A professora Cristina Helena Ribeiro Augustin, do Instituto de Geociências (ICG) da UFMG, que realiza estudos sobre a redução do fluxo da água do Rio Peruaçu desde 2010, afirma que há três hipóteses possíveis para o problema. A primeira, segundo ela, é a geomorfologia, que assume as mudanças como um processo normal de evolução da paisagem. A segunda possibilidade é o impacto humano, decorrente de uso e manejo incorretos, com excessiva retirada de água, queimadas e outras formas de interferência. A combinação desses fenômenos é apontada pela pesquisa como outra possível causa do processo de desaparecimento do rio de um dos mais importantes conjuntos arqueológicos do país.

“Mesmo considerando a hipótese geomorfológica como principal, o manejo e o uso incorretos agravam a situação. E, sendo Minas Gerais uma importante zona de cabeceiras, na qual nascem rios como Jequitinhonha, Doce, Mucuri, das Velhas e São Francisco, cabe a adoção de ação imediatas do governo, em várias frentes”, considera Cristina Augustin, que integra o Departamento de Geografia da UFMG. Ela sugere a adoção de medidas urgentes para a recuperação do Peruaçu, como estímulo ao replantio de vegetação nativa, o fim das queimadas e a garantia de sustentabilidade em atividades como pecuária e agricultura.

A pesquisadora ressalta que são necessárias medidas para favorecer a penetração da água no solo. Nesse sentido, lembra que experiências realizadas durante os estudos na área do Peruaçu demonstram que a infiltração na região é lenta. Ainda segundo ela, a falta de chuvas dos últimos dois anos somente acentuou o problema, já que o processo de secamento do rio começou há mais tempo.

Cristina Augustin ressalta que há três maneiras de um rio secar: pela mudança climática, pelo uso excessivo da água do lençol freático, mesmo mantida a reposição natural, e pela diminuição do volume, “não porque esteja chovendo menos, mas pela redução da infiltração”. Nesse cenário, observa, a água tende a escoar superficialmente, especialmente em áreas com pouca cobertura vegetal, provocando enchentes.

“Não é preciso uma tragédia para secar um sistema. Bastam ações como as que estão sendo levadas a cabo há vários anos nessas bacias e que estimulam as enxurradas, como a retirada de cobertura vegetal, o plantio indiscriminado de eucalipto, a criação de gado e o uso excessivo da água do lençol freático”, afirma Cristina Augustin. Ela alerta ainda que o Rio São Francisco corre o risco de, em longo prazo, ter partes expressivas do seu trecho soterradas pela quantidade de sedimentos levada pelos seus afluentes.

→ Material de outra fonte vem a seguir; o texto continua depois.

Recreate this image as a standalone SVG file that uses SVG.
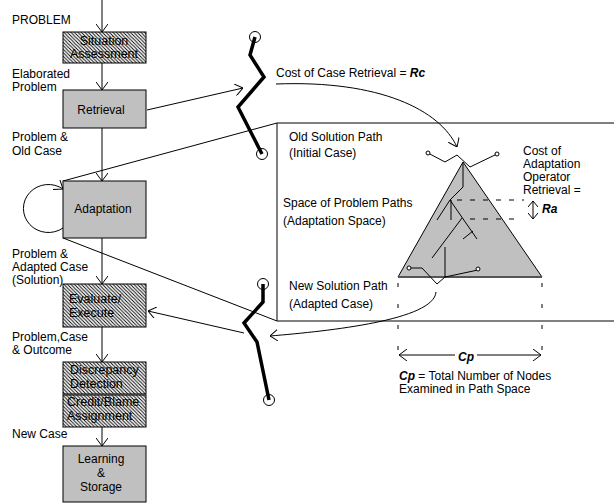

Além de Cristina Augustin, integram a equipe de pesquisa na região do Peruaçu os professores Rubens Martin Moreira, do Centro de Desenvolvimento da Tecnologia Nuclear (CDTN), Fábio de Oliveira, do Departamento de Geografia, e Paulo Roberto Antunes Aranha, do Departamento de Geologia da UFMG. Os pesquisadores Bruno Debien e Walter Viana Neves também tentam responder por que o Peruaçu está secando.